What impressed us immediately on first listen was the G103-S MKII’s spotlessly clean midrange with an immense amount of detail that could easily compete with much more expensive models. An HPA V202 from Violectric, the Lake Constance-based company’s high-end brand for hi-fi, has a more homogeneous, transparent sound and puts this much cheaper model in its place in terms of spatial imaging. The G103-S MKII, however, is outstanding in the illumination of voices. Due to its more direct reproduction, the G103-S MKII offers a razor-sharp close-up field for assessment, and on top of that, it sounds really good. In combination with headphones with an affinity for voices, such as the Sennheiser HD 660 S, the double vocals of Dave Gahan and Martin Gore in “Wagging Tongue”, “My Favourite Stranger” or “Before We Drown” on Depeche Mode’s recently released album “Memento Mori” are a real treat for the ears. The two voices seem more precise, tighter and differentiated than when listened to in combination with the Apogee Groove.
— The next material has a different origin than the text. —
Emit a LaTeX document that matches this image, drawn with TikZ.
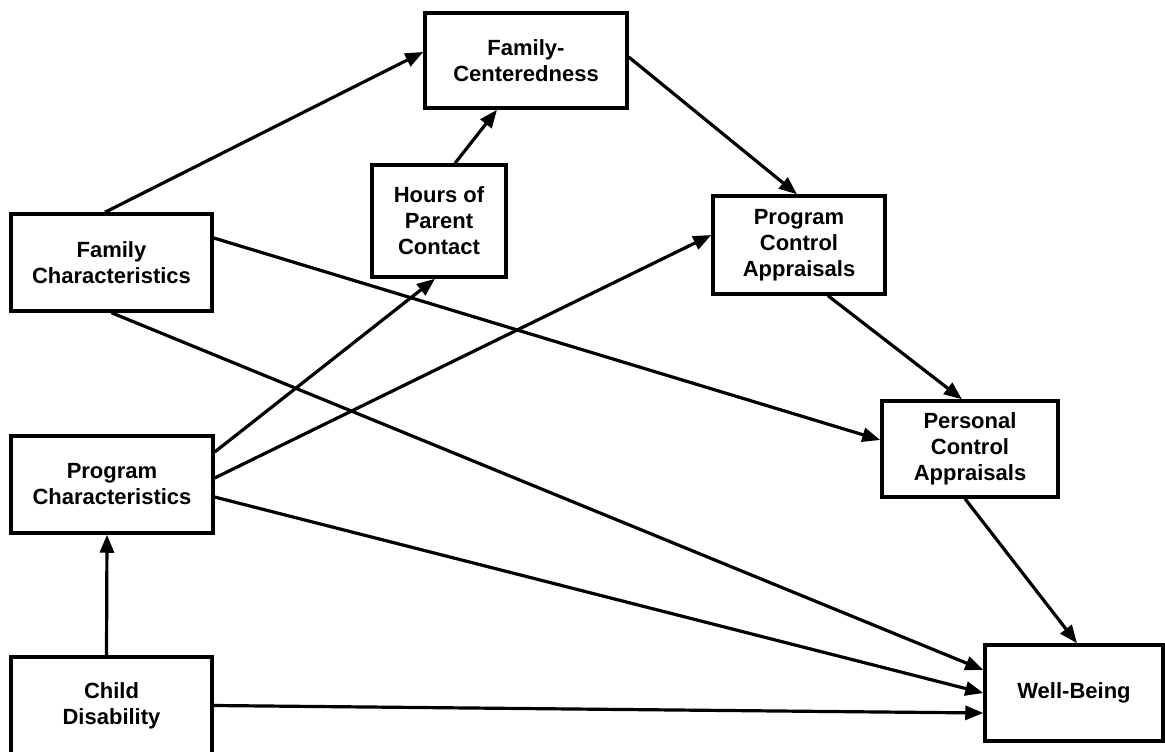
\documentclass[tikz,border=0pt]{standalone}
\usepackage{fontspec}
\setmainfont{Liberation Sans}
\usetikzlibrary{arrows.meta}
\begin{document}
\begin{tikzpicture}[x=0.75pt,y=-0.75pt,
  box/.style={draw,line width=2.6pt,rectangle,align=center,inner sep=0pt,
    font=\fontsize{16.5}{19.5}\selectfont\bfseries},
  conn/.style={line width=2.4pt,-{Triangle[length=13.5pt,width=10.5pt]}}]
\useasboundingbox (0,0) rectangle (1165,751);
\fill[white] (0,0) rectangle (1165,751);
\node[box,minimum width=202*0.75pt,minimum height=95*0.75pt] (famcent) at (526,60.5) {Family-\\Centeredness};
\node[box,minimum width=134*0.75pt,minimum height=112*0.75pt] (hours) at (439,221) {Hours of\\Parent\\Contact};
\node[box,minimum width=172*0.75pt,minimum height=98*0.75pt] (pca) at (799,245) {Program\\Control\\Appraisals};
\node[box,minimum width=201*0.75pt,minimum height=97*0.75pt] (famchar) at (111.5,262.5) {Family\\Characteristics};
\node[box,minimum width=176*0.75pt,minimum height=96*0.75pt] (pers) at (970,449) {Personal\\Control\\Appraisals};
\node[box,minimum width=202*0.75pt,minimum height=97*0.75pt] (progchar) at (112,484.5) {Program\\Characteristics};
\node[box,minimum width=201*0.75pt,minimum height=97*0.75pt] (child) at (111.5,705.5) {Child\\Disability};
\node[box,minimum width=178*0.75pt,minimum height=96*0.75pt] (wb) at (1074,693) {Well-Being};
% connectors
\draw[conn] ([xshift=-4.9pt]famchar.north) -- ([yshift=6.4pt]famcent.west);
\draw[conn] ([xshift=12pt]hours.north) -- ([xshift=-21.75pt]famcent.south);
\draw[conn] ([yshift=2.6pt]famcent.east) -- ([xshift=-1.5pt]pca.north);
\draw[conn] ([yshift=18.4pt]famchar.east) -- ([yshift=6.75pt]pers.west);
\draw[conn] (famchar.south) -- ([yshift=17.25pt]wb.west);
\draw[conn] ([yshift=24.4pt]progchar.east) -- ([xshift=-3pt]hours.south);
\draw[conn] ([yshift=4.9pt]progchar.east) -- ([yshift=7.5pt]pca.west);
\draw[conn] ([yshift=-9.4pt]progchar.east) -- (wb.west);
\draw[conn] ([xshift=-3.75pt]child.north) -- ([xshift=-3.75pt]progchar.south);
\draw[conn] (child.east) -- ([yshift=-15pt]wb.west);
\draw[conn] ([xshift=21.75pt]pca.south) -- ([xshift=-6pt]pers.north);
\draw[conn] ([xshift=-3.75pt]pers.south) -- ([xshift=2.25pt]wb.north);
\end{tikzpicture}
\end{document}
Although both headphone amplifiers harmonised wonderfully with the HD 660 S, the G103-S MKII conveyed a more neutral sound impression overall and seemed “cleaner”. In the Trentemøller remix of “Moan”, the Groove had a somewhat richer bass range with more fullness in the low bass and also sounded a bit warmer and closer in the midrange. The G103-S MKII, on the other hand, had a little more presence in the upper registers, which were more contoured and could clearly bring out more details. The first few bars of Yello’s “Electrified II” also vividly demonstrated that the G103-S MKII provided the larger listening space and offered a more open, spacious reproduction, which was confirmed with a DT 990 Pro or DT 1990 Pro from Beyerdynamic. This was true for studio productions as well as for live recordings, where the entry-level model from Lake People’s headphone amplifier series placed the stage noticeably deeper in the room. Another striking feature of the G103-S MKII was that it did not require high levels to reveal its sound potential. In this respect, it was possible to work or enjoy music at moderate volume settings for longer periods of time without getting tired.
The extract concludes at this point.